Bias parameters are calibrated to findings in peer-reviewed research on AI volume estimation tools: 20–30% undercounting in low-income areas; 15–25% in high-minority areas; 10–20% additional undercount in areas with poor infrastructure. These ranges represent the audit input parameters — applying them to a real city demonstrates the equity impact framework that any government can replicate once they have access to vendor output data.
Key sources: FHWA Non-Motorized Transportation Pilot Program evaluation reports; Schweizer et al. (2021) on demographic underrepresentation in GPS-based travel surveys; Jestico et al. (2016) on spatial bias in Strava cycling data. Bias magnitudes are simulation assumptions — the direction of each disparity is documented; exact magnitudes vary across cities and tools.
Infrastructure gaps are derived from real OpenStreetMap feature density per census tract (sidewalk coverage, crosswalk count, bike lane km, signal density — normalized per 1,000 residents). Danger scores weight these gaps against census demographics to estimate crash risk.
The AI allocation model and need-based allocation model are parameterized simulations — not evaluations of a specific vendor product. The AI model applies a 0.6 income bias weight (calibrated to documented patterns in AI transportation tools) alongside a 0.4 danger weight, simulating how volume-prediction bias propagates into budget decisions. The need-based model allocates purely by danger score.
Basis: real OSM infrastructure data + Census ACS demographics; simulated AI allocation bias (strength=0.6) calibrated to Strava Metro / StreetLight Data undercounting research.
Suppressed demand is modeled from real OpenStreetMap per-capita infrastructure scores (sidewalks, crosswalks, bike lanes, bus stops per 1,000 residents per tract). Suppression factor: 1 − score² applied to a census-proportional potential demand baseline. Q1 tracts score lower on infrastructure quality, producing higher suppression — consistent with documented elasticity of active transport to infrastructure investment.

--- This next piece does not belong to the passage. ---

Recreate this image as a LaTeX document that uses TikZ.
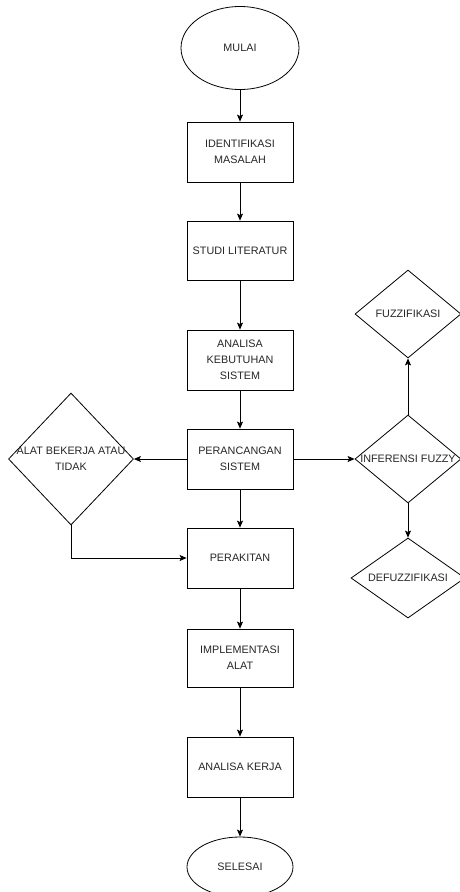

The three AI detection profiles (Naive, Sophisticated, Human Expert) are parameterized models, not evaluations of specific vendor products. Naive AI correlates with observed demand (which collapses toward zero in suppressed areas); Sophisticated AI partially corrects for infrastructure quality.
Basis: Ewing & Cervero (2010) meta-analysis on built environment and travel behavior; NACTO Urban Street Design Guide infrastructure standards; FHWA Active Transportation research program.